Ecco perché in un Paese per molti versi aperto e pluralista, il potere è comunque quasi totalmente concentrato nelle mani di una ristretta élite bianca, i cosiddetti Wasp, White Anglo-Saxon Protestant, di cui fanno parte quasi tutti i presidenti USA, eccettuati il cattolico Kennedy e l’afroamericano Obama.
Un’altra caratteristica che non viene sottolineata con la dovuta attenzione e che il presidente degli Stati Uniti non viene scelto “dal popolo”, bensì dai cosiddetti Grandi Elettori, ovvero i delegati dei singoli Stati, che vengono assegnati principalmente col meccanismo winner take all, il vincitore prende tutto, con una formula ultra maggioritaria che dovrebbe far riflettere anche dalle nostre parti. In pratica, significa che basta prevalere di un solo voto in un determinato Stato per accaparrarsi tutti i delegati previsti, senza alcun correttivo proporzionale. Questo meccanismo può portare al paradosso di eleggere come presidente il candidato che ha preso meno voti, come capitato già quattro volte, le ultime nel 2000 con George W. Bush che ha “scippato” la presidenza al più votato Al Gore e con lo stesso Donald Trump, che nel 2016 è diventato presidente pur ottenendo circa tre milioni di voti in meno rispetto a Hillary Clinton. Eventi non frequenti, ma che sollevano seri dubbi su questo sistema elettorale fortemente maggioritario, che pone il rischio di non rispettare la volontà popolare e non garantisce nemmeno di poter indicare un vincitore nel giorno stesso delle elezioni.
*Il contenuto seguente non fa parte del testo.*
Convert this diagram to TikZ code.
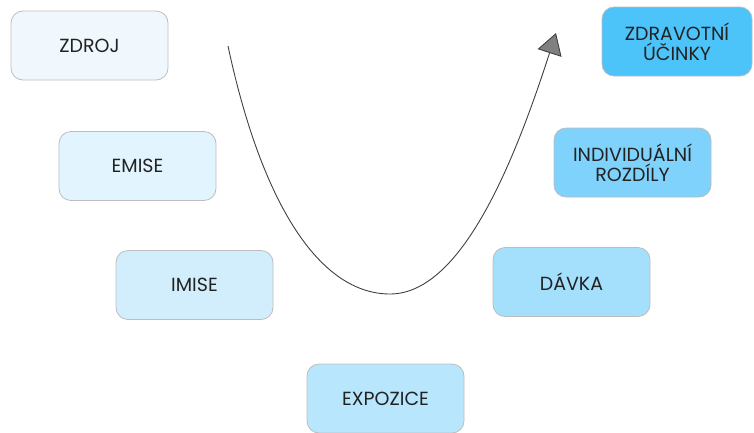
\documentclass[tikz,border=0pt]{standalone}
\usepackage{fontspec}
\setmainfont{Poppins}
\usetikzlibrary{arrows.meta}

\definecolor{lineg}{HTML}{BDBDBD}
\definecolor{txt}{HTML}{222222}
\definecolor{c1}{HTML}{F0F8FE}
\definecolor{c2}{HTML}{E2F4FD}
\definecolor{c3}{HTML}{D2EEFC}
\definecolor{c4}{HTML}{B8E6FD}
\definecolor{c5}{HTML}{A4DFFC}
\definecolor{c6}{HTML}{7FD2FB}
\definecolor{c7}{HTML}{4CC3F9}

\begin{document}
\begin{tikzpicture}[x=1pt,y=-1pt]
    \tikzstyle{stage}=[draw=lineg, line width=0.8pt, rounded corners=12pt,
        minimum width=157pt, minimum height=69pt, inner sep=0pt,
        align=center, text=txt, font=\fontsize{19}{20}\selectfont]
    \useasboundingbox (0,0) rectangle (754,432);
    % stages, source to effects
    \node [stage, fill=c1] (zdroj) at (89.5,45.5) {ZDROJ};
    \node [stage, fill=c2] (emise) at (137.5,166) {EMISE};
    \node [stage, fill=c3] (imise) at (194.5,285) {IMISE};
    \node [stage, fill=c4] (expozice) at (385.5,398.5) {EXPOZICE};
    \node [stage, fill=c5] (davka) at (571.5,282) {DÁVKA};
    \node [stage, fill=c6] (rozdily) at (632.5,162.5) {INDIVIDUÁLNÍ\\ROZDÍLY};
    \node [stage, fill=c7, minimum width=150pt] (ucinky) at (677,41.5) {ZDRAVOTNÍ\\ÚČINKY};
    % the U-shaped arrow
    \coordinate (start) at (228,46);
    \coordinate (bottom) at (390,294);
    \coordinate (tip) at (556,33);
    \draw [black!75, line width=0.9pt,
        -{Triangle[length=21pt,width=25pt,fill=black!50]}]
        (start) .. controls (262,205) and (320,294) .. (bottom)
        .. controls (462,294) and (515,160) .. (tip);
\end{tikzpicture}
\end{document}
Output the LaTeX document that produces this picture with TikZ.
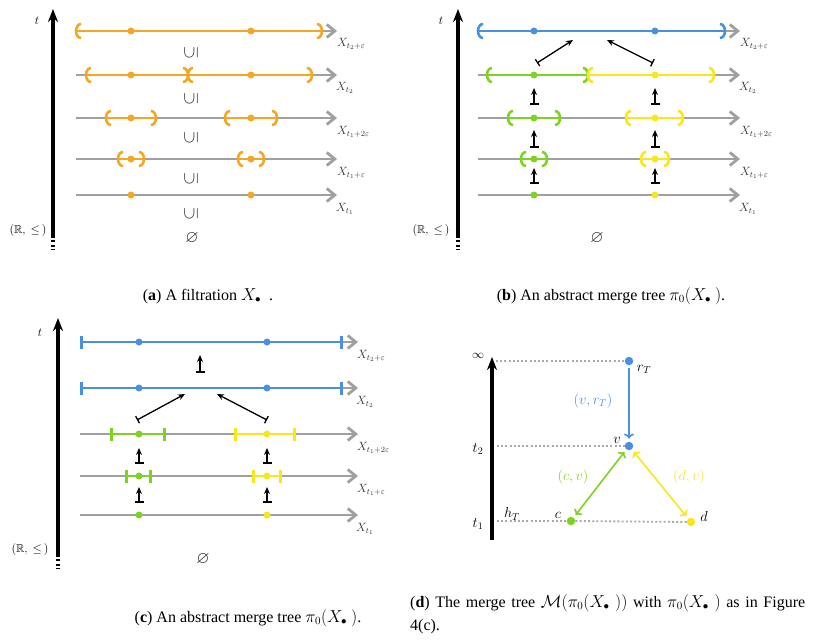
\documentclass[tikz,border=0pt]{standalone}
\usepackage{amssymb}
\usepackage{fontspec}
\setmainfont{Liberation Serif}
\usetikzlibrary{arrows.meta}
\definecolor{corange}{HTML}{F5A623}
\definecolor{cblue}{HTML}{4A90E2}
\definecolor{cgreen}{HTML}{7ED321}
\definecolor{cyellow}{HTML}{F8E71C}
\definecolor{lgray}{HTML}{A0A0A0}
\definecolor{dotgray}{HTML}{AAAAAA}
\tikzset{
  axisline/.style={line width=3.2pt, -{Stealth[length=13pt,width=10pt]}},
  axisdots/.style={line width=3.2pt, dash pattern=on 2pt off 2.5pt},
  grayline/.style={draw=lgray, line width=2.8pt, -{Straight Barb[length=8pt,width=13pt]}},
  segline/.style={line width=2.8pt},
  brk/.style={line width=2.6pt},
  barseg/.style={line width=2.6pt, {Bar[width=13pt]}-{Bar[width=13pt]}},
  mapsto/.style={line width=1.5pt, {Bar[width=9pt,line width=1.8pt]}-{Stealth[length=7pt,width=6pt]}},
  dmapsto/.style={line width=1.3pt, {Bar[width=8pt]}-{Stealth[length=7pt,width=6pt]}},
  dotnode/.style={circle, inner sep=0pt, minimum size=7pt},
  bigdot/.style={circle, inner sep=0pt, minimum size=8.5pt},
  xlab/.style={anchor=west, inner sep=0pt, text=black!80, font=\fontsize{12}{12}\selectfont},
  sublab/.style={inner sep=0pt, text=black!85, font=\fontsize{17}{17}\selectfont},
  smalllab/.style={inner sep=0pt, font=\fontsize{11.5}{11.5}\selectfont},
  captext/.style={inner sep=0pt, font=\fontsize{16}{17}\selectfont},
  dlab/.style={inner sep=0pt, font=\fontsize{14}{14}\selectfont},
  guide/.style={draw=dotgray, line width=1.8pt, dash pattern=on 2pt off 2.2pt},
  treeedge/.style={line width=1.6pt, shorten <=3pt, shorten >=3pt},
}
% interval with round brackets: colour, x-left, x-right, y
\newcommand\brseg[4]{%
  \draw[segline, #1] (#2,#4) -- (#3,#4);
  \draw[brk, #1] ($(#2,#4)+(5,7)$) arc[start angle=90, end angle=270, x radius=5, y radius=7];
  \draw[brk, #1] ($(#3,#4)+(-5,7)$) arc[start angle=90, end angle=-90, x radius=5, y radius=7];
}
\usetikzlibrary{calc}
\begin{document}
\begin{tikzpicture}[x=1pt,y=-1pt]
\useasboundingbox (0,0) rectangle (817,642);
\fill[white] (0,0) rectangle (817,642);

% ================= Panel (a) =================
\coordinate (aaxb) at (53,238);
\coordinate (aaxt) at (53,9);
\draw[axisline] (aaxb) -- (aaxt);
\draw[axisdots] (53,240) -- (53,250);
\node[smalllab] (at) at (37,21) {$t$};
\node[smalllab] (aR) at (28,230) {$(\mathbb{R},\ \leq\,)$};
\foreach \y in {31,75,118,159,195} \draw[grayline] (76,\y) -- (337,\y);
\brseg{corange}{76}{322}{31}
\brseg{corange}{86}{188}{75}
\brseg{corange}{188}{312}{75}
\brseg{corange}{106}{156}{118}
\brseg{corange}{225}{277}{118}
\brseg{corange}{118}{144}{159}
\brseg{corange}{238}{264}{159}
\foreach \y [count=\i] in {31,75,118,159,195} {
  \node[dotnode, fill=corange] (aL\i) at (131,\y) {};
  \node[dotnode, fill=corange] (aR\i) at (251,\y) {};
}
\node[xlab] (ax1) at (337,44) {$X_{t_2+\varepsilon}$};
\node[xlab] (ax2) at (336,88) {$X_{t_2}$};
\node[xlab] (ax3) at (337,132) {$X_{t_1+2\varepsilon}$};
\node[xlab] (ax4) at (337,173) {$X_{t_1+\varepsilon}$};
\node[xlab] (ax5) at (336,209) {$X_{t_1}$};
\foreach \y [count=\i] in {53,99,138,179,214}
  \node[sublab, rotate=90] (as\i) at (191,\y) {$\subseteq$};
\node[sublab] (aempty) at (192,238) {$\varnothing$};

% ================= Panel (b) =================
\draw[axisline] (458,238) -- (458,9);
\draw[axisdots] (458,240) -- (458,250);
\node[smalllab] (bt) at (441,21) {$t$};
\node[smalllab] (bR) at (431,230) {$(\mathbb{R},\ \leq\,)$};
\foreach \y in {31,75,118,159,195} \draw[grayline] (478,\y) -- (740,\y);
\brseg{cblue}{478}{725}{31}
\brseg{cgreen}{487}{588}{75}
\brseg{cyellow}{588}{714}{75}
\brseg{cgreen}{508}{560}{118}
\brseg{cyellow}{626}{683}{118}
\brseg{cgreen}{521}{547}{159}
\brseg{cyellow}{641}{669}{159}
\node[dotnode, fill=cblue] (bL1) at (534,31) {};
\node[dotnode, fill=cblue] (bR1) at (655,31) {};
\foreach \y [count=\i from 2] in {75,118,159,195} {
  \node[dotnode, fill=cgreen] (bL\i) at (534,\y) {};
  \node[dotnode, fill=cyellow] (bR\i) at (655,\y) {};
}
\foreach \x in {534,655} {
  \draw[mapsto] (\x,105) -- (\x,88);
  \draw[mapsto] (\x,148) -- (\x,130);
  \draw[mapsto] (\x,184) -- (\x,168);
}
\draw[dmapsto] (537,63) -- (573,40);
\draw[dmapsto] (653,63) -- (607,40);
\node[xlab] (bx1) at (740,44) {$X_{t_2+\varepsilon}$};
\node[xlab] (bx2) at (739,88) {$X_{t_2}$};
\node[xlab] (bx3) at (740,132) {$X_{t_1+2\varepsilon}$};
\node[xlab] (bx4) at (740,173) {$X_{t_1+\varepsilon}$};
\node[xlab] (bx5) at (739,209) {$X_{t_1}$};
\node[sublab] (bempty) at (597,238) {$\varnothing$};

% ================= Panel (c) =================
\draw[axisline] (58,557) -- (58,318);
\draw[axisdots] (58,559) -- (58,569);
\node[smalllab] (ct) at (40,333) {$t$};
\node[smalllab] (cR) at (30,549) {$(\mathbb{R},\ \leq\,)$};
\foreach \y in {342,388,434,476,515} \draw[grayline] (80,\y) -- (358,\y);
\draw[barseg, cblue] (80,342) -- (343,342);
\draw[barseg, cblue] (80,388) -- (343,388);
\draw[barseg, cgreen] (110,434) -- (166,434);
\draw[barseg, cyellow] (234,434) -- (296,434);
\draw[barseg, cgreen] (125,476) -- (152,476);
\draw[barseg, cyellow] (252,476) -- (282,476);
\foreach \y [count=\i] in {342,388} {
  \node[dotnode, fill=cblue] (cL\i) at (139,\y) {};
  \node[dotnode, fill=cblue] (cR\i) at (267,\y) {};
}
\foreach \y [count=\i from 3] in {434,476,515} {
  \node[dotnode, fill=cgreen] (cL\i) at (139,\y) {};
  \node[dotnode, fill=cyellow] (cR\i) at (267,\y) {};
}
\draw[mapsto] (200,373) -- (200,355);
\foreach \x in {139,267} {
  \draw[mapsto] (\x,464) -- (\x,448);
  \draw[mapsto] (\x,503) -- (\x,487);
}
\draw[dmapsto] (137,420) -- (185,394);
\draw[dmapsto] (267,420) -- (217,394);
\node[xlab] (cx1) at (357,356) {$X_{t_2+\varepsilon}$};
\node[xlab] (cx2) at (356,402) {$X_{t_2}$};
\node[xlab] (cx3) at (357,448) {$X_{t_1+2\varepsilon}$};
\node[xlab] (cx4) at (357,490) {$X_{t_1+\varepsilon}$};
\node[xlab] (cx5) at (356,529) {$X_{t_1}$};
\node[sublab] (cempty) at (203,559) {$\varnothing$};

% ================= Panel (d) =================
\draw[axisline] (492,540) -- (492,357);
\node[dlab, font=\fontsize{12}{12}\selectfont] (dinf) at (478,356) {$\infty$};
\node[dlab] (dt2) at (478,449) {$t_2$};
\node[dlab] (dt1) at (478,524) {$t_1$};
\node[bigdot, fill=cblue] (rT) at (629,361) {};
\node[bigdot, fill=cblue] (v) at (629,446) {};
\node[bigdot, fill=cgreen] (c) at (571,521) {};
\node[bigdot, fill=cyellow] (d) at (691,522) {};
\coordinate (g1) at (496,361);
\coordinate (g2) at (497,446);
\coordinate (g3) at (497,521);
\draw[guide] (g1) -- (rT.west);
\draw[guide] (g2) -- (v.west);
\draw[guide] (g3) -- (c.west);
\draw[guide] (c.east) -- (d.west);
\draw[treeedge, cblue, -{To[length=5pt,width=10pt]}] (rT) -- (v);
\draw[treeedge, cgreen, {To[length=5pt,width=10pt]}-{To[length=5pt,width=10pt]}] (c) -- (v);
\draw[treeedge, cyellow, {To[length=5pt,width=10pt]}-{To[length=5pt,width=10pt]}] (d) -- (v);
\node[dlab] (lrT) at (644,369) {$r_T$};
\node[dlab] (lv) at (617,440) {$v$};
\node[dlab] (lc) at (558,515) {$c$};
\node[dlab] (ld) at (704,516) {$d$};
\node[dlab] (lhT) at (512,514) {$h_T$};
\node[dlab, text=cblue] (evr) at (593,401) {$(v, r_T)$};
\node[dlab, text=cgreen] (ecv) at (573,477) {$(c, v)$};
\node[dlab, text=cyellow] (edv) at (689,477) {$(d, v)$};

% ================= Captions =================
\node[captext] (capa) at (208,296) {(\textbf{a}) A filtration $X_\bullet$\ \ .};
\node[captext] (capb) at (611,296) {(\textbf{b}) An abstract merge tree $\pi_0(X_\bullet\ )$.};
\node[captext] (capc) at (248,618) {(\textbf{c}) An abstract merge tree $\pi_0(X_\bullet\ )$.};
\node[captext, anchor=north west, text width=395pt, align=justify, font=\fontsize{16}{23}\selectfont] (capd) at (410,594)
  {(\textbf{d}) The merge tree $\mathcal{M}(\pi_0(X_\bullet\ ))$ with $\pi_0(X_\bullet\ )$ as in Figure\linebreak 4(c).};
\end{tikzpicture}
\end{document}
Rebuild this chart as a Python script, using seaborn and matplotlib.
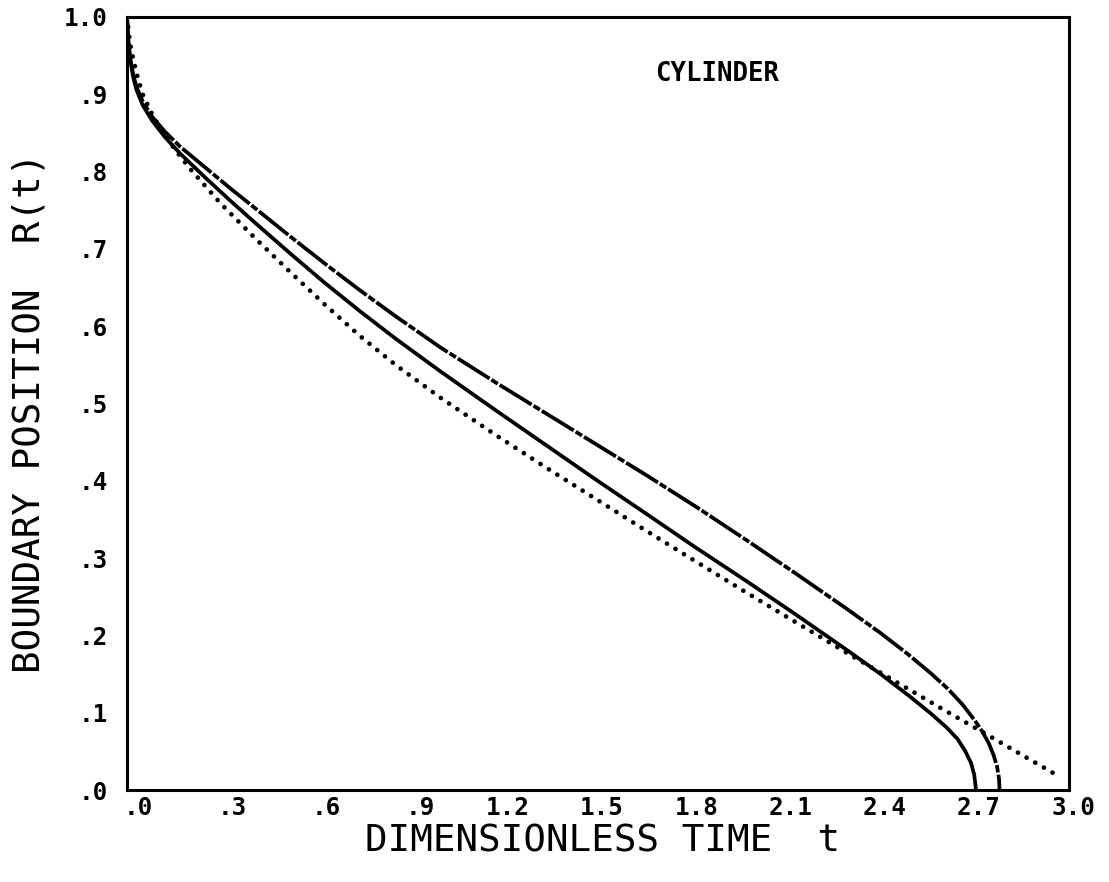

Nel caso attuale, entrambi i contendenti hanno già annunciato ricorsi e battaglie legali per disputarsi i voti espressi per via postale, in gran parte ancora da scrutinare e che potrebbero ribaltare gli esiti di alcuni Stati, spostando i relativi Grandi Elettori dall’uno all’altro dei due contendenti. Un risultato al fotofinish che ritrae una nazione profondamente divisa, colorata del blu dei Democratici sulle due coste Est e Ovest e col profondo rosso dei Repubblicani a dominare la pancia del Paese. Il tutto condito da un probabile contenzioso politico e legale per strapparsi gli ultimi voti popolari e aggiudicarsi abbastanza Grandi Elettori (ne occorrono almeno 270 su un totale di 538) per diventare presidente.
Dunque un’elezione che potrebbe venire decisa a colpi di controlli incrociati, giudici, avvocati e carte bollate. Alla faccia della “più grande democrazia del mondo”.